Since investment is the ordinary course of business for investing companies and NBFCs, any investment made by them would not attract the provisions of section 186. It implies that giving loans, guarantees, and providing security are covered under the ambit of this section.

Moreover, Banking companies, Insurance companies, housing finance companies, and infrastructure companies are not governed by the provisions of this section as per section 186(11).

An investment in ‘rights share’ is also permitted.

186(6) also require that no company shall give loans to the SEBI registered companies in excess of the limits as may be prescribed.

Process of Providing Loan

Apart from these restrictions, Private Companies which do not fulfil the below-mentioned conditions are subject to some other restrictions as specified by section 185 of the companies act 2013.

  • That private company in whose share capital no other body corporate has invested any money, and
  • whose total Borrowing is less than twice its paid-up share capital or fifty crore rupees, whichever is lower, and
  • such a company has no default in repayment of such borrowings subsisting at the time of making transactions under this section.

It implies that if a private company is not fulfilling these conditions, additional restrictions are imposed on them for providing loans, guarantees, and security, as the case may be.

These restrictions are imposed by section 185 of the Act.

1.Prohibition to give loans to directors-

The company is not allowed to give a loan, directly or indirectly to the following-

  • Director of the company
  • Director of holding company. Holding company shall be construed as per section 2(46).
  • Relative to the director of the company. Relative shall be construed as per section 2(77).
  • Relative of director of holding company
  • A Firm in which the aforesaid persons are partners
  • Partner of director of a company
  • Partner of director of holding company.

It is to be noted that the statute has not put any kind of restrictions with respect to advancing loans, guarantees, and securities to the director or his relative of a subsidiary company or an associate company.

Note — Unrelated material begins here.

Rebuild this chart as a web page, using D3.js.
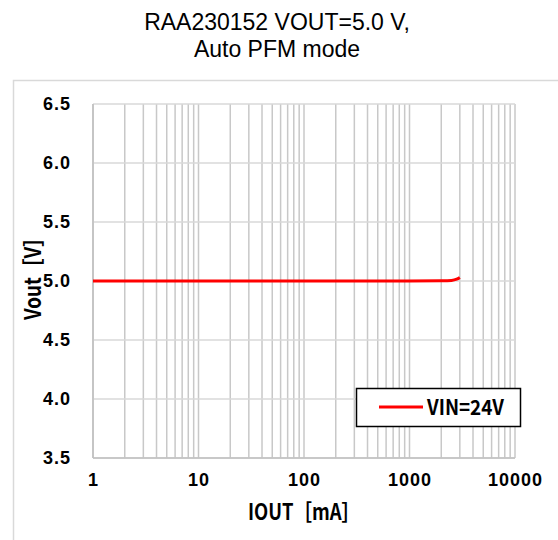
<!DOCTYPE html>
<html>
<head>
<meta charset="utf-8">
<script src="https://cdn.jsdelivr.net/npm/d3@7"></script>
<style>
  body { margin: 0; background: #fff; }
  svg { display: block; }
</style>
</head>
<body>
<div id="chart"></div>
<script>
// data
const iout = [1, 2, 5, 10, 20, 50, 100, 200, 500, 1000, 2000, 2500, 2800, 3000];
const vout = [5.0, 5.0, 5.0, 5.0, 5.0, 5.0, 5.0, 5.0, 5.0, 5.0, 5.002, 5.005, 5.015, 5.03];
const seriesName = "VIN=24V";
const xTicks = [1, 10, 100, 1000, 10000];
const yTicks = [3.5, 4.0, 4.5, 5.0, 5.5, 6.0, 6.5];

const W = 558, H = 540;
const margin = { top: 104, right: 43, bottom: 82, left: 93 };
const width = W - margin.left - margin.right;
const height = H - margin.top - margin.bottom;

const gothic = "Noto Sans CJK JP, sans-serif";
const arial = "Liberation Sans, Arial, sans-serif";

const svg = d3.select("#chart").append("svg")
    .attr("width", W)
    .attr("height", H);

// outer chart frame (right and bottom run off the page)
svg.append("rect")
    .attr("x", 13.5).attr("y", 80.5)
    .attr("width", W + 10).attr("height", H)
    .attr("fill", "none")
    .attr("stroke", "#d9d9d9")
    .attr("stroke-width", 1.5);

// title
const title = svg.append("text")
    .attr("text-anchor", "middle")
    .style("font-family", arial)
    .style("font-size", "23px")
    .attr("fill", "#000");
title.append("tspan").attr("x", 277).attr("y", 30).text("RAA230152 VOUT=5.0 V,");
title.append("tspan").attr("x", 277).attr("y", 57).text("Auto PFM mode");

const g = svg.append("g")
    .attr("transform", "translate(" + margin.left + "," + margin.top + ")");

const x = d3.scaleLog().domain([1, 10000]).range([0, width]);
const y = d3.scaleLinear().domain([3.5, 6.5]).range([height, 0]);

// vertical grid (majors + minors)
const minor = [];
for (let e = 0; e < 4; e++) {
    for (let k = 1; k <= 10; k++) minor.push(k * Math.pow(10, e));
}
g.append("g")
    .selectAll("line")
    .data(Array.from(new Set(minor)))
    .enter().append("line")
    .attr("x1", d => x(d)).attr("x2", d => x(d))
    .attr("y1", 0).attr("y2", height)
    .attr("stroke", "#c8c8c8")
    .attr("stroke-width", 1.5);

// horizontal grid
g.append("g")
    .selectAll("line")
    .data(yTicks)
    .enter().append("line")
    .attr("x1", 0).attr("x2", width)
    .attr("y1", d => y(d)).attr("y2", d => y(d))
    .attr("stroke", "#d9d9d9")
    .attr("stroke-width", 1.5);

// axis lines
g.append("line")
    .attr("x1", 0).attr("x2", 0).attr("y1", 0).attr("y2", height)
    .attr("stroke", "#bfbfbf").attr("stroke-width", 1.5);
g.append("line")
    .attr("x1", 0).attr("x2", width).attr("y1", height).attr("y2", height)
    .attr("stroke", "#bfbfbf").attr("stroke-width", 1.5);

// axes (labels only)
const xAxis = g.append("g")
    .attr("transform", "translate(0," + height + ")")
    .call(d3.axisBottom(x).tickValues(xTicks).tickFormat(d3.format("d")).tickSize(0).tickPadding(15));
const yAxis = g.append("g")
    .call(d3.axisLeft(y).tickValues(yTicks).tickFormat(d3.format(".1f")).tickSize(0).tickPadding(22));
[xAxis, yAxis].forEach(a => {
    a.select(".domain").remove();
    a.selectAll("text")
        .style("font-family", arial)
        .style("font-weight", "bold")
        .style("font-size", "18px")
        .style("letter-spacing", "1px")
        .attr("fill", "#000");
});

// series
const line = d3.line()
    .x((d, i) => x(iout[i]))
    .y(d => y(d))
    .curve(d3.curveMonotoneX);
g.append("path")
    .datum(vout)
    .attr("d", line)
    .attr("fill", "none")
    .attr("stroke", "#ff0000")
    .attr("stroke-width", 3);

// axis titles
svg.append("text")
    .attr("x", 248).attr("y", 520)
    .attr("textLength", 112)
    .attr("lengthAdjust", "spacingAndGlyphs")
    .style("font-family", gothic)
    .style("font-weight", "bold")
    .style("font-size", "22px")
    .text("IOUT［mA］");
svg.append("text")
    .attr("transform", "translate(41,320) rotate(-90)")
    .attr("textLength", 92)
    .attr("lengthAdjust", "spacingAndGlyphs")
    .style("font-family", gothic)
    .style("font-weight", "bold")
    .style("font-size", "22px")
    .text("Vout［V］");

// legend
const lg = svg.append("g").attr("transform", "translate(356,388)");
lg.append("rect")
    .attr("x", 0.5).attr("y", 0.5)
    .attr("width", 164).attr("height", 38)
    .attr("fill", "#fff")
    .attr("stroke", "#000")
    .attr("stroke-width", 1.5);
lg.append("line")
    .attr("x1", 23).attr("x2", 67).attr("y1", 19).attr("y2", 19)
    .attr("stroke", "#ff0000").attr("stroke-width", 3);
lg.append("text")
    .attr("x", 71).attr("y", 27)
    .attr("textLength", 77)
    .attr("lengthAdjust", "spacingAndGlyphs")
    .style("font-family", gothic)
    .style("font-weight", "bold")
    .style("font-size", "21px")
    .text(seriesName);
</script>
</body>
</html>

2. Restriction to giving loans to persons in whom director is interested-

The company may advance loan, provide a guarantee, and security to any person in whom the director may be interested subject to two conditions-

  • Special Resolution at the general meeting of the company.
  • The borrowing company shall utilize the loan amount for its principal business activities.

Directors may be interested in the following-

  • Any private company of which any director of the lending company is a director or a member
  • Anybody corporate in which twenty-five per cent or more of the total voting power is controlled by the director or directors of the lending company.
  • Anybody corporate whose Managing director or board of directors or manager are accustomed to acting in accordance with the instructions provided by the directors of the lending company.

3. Loan to Managing Director (MD) or Whole Time Director (WTD)

A loan to MD or WTD is allowed if the scheme is approved by a special resolution or if it is a part of the conditions of service extended by the company to its employees.

4. Loan to Subsidiary Company-

  • Wholly owned subsidiary- Any loan advanced, guarantee given or security provided by a holding company to its wholly owned subsidiary is allowed by this section if the borrower company for its principal business activities.
  • Subsidiary company- Holding company is allowed to give a guarantee or provide security in respect of a loan advanced by any bank or public financial institution to its subsidiary company only if it uses the amount for its principal business activities.

No restriction is imposed by Section 185 on companies whose principal business is providing loans, giving guarantee or security if the same is being provided at the rate of interest as specified above in Section 186.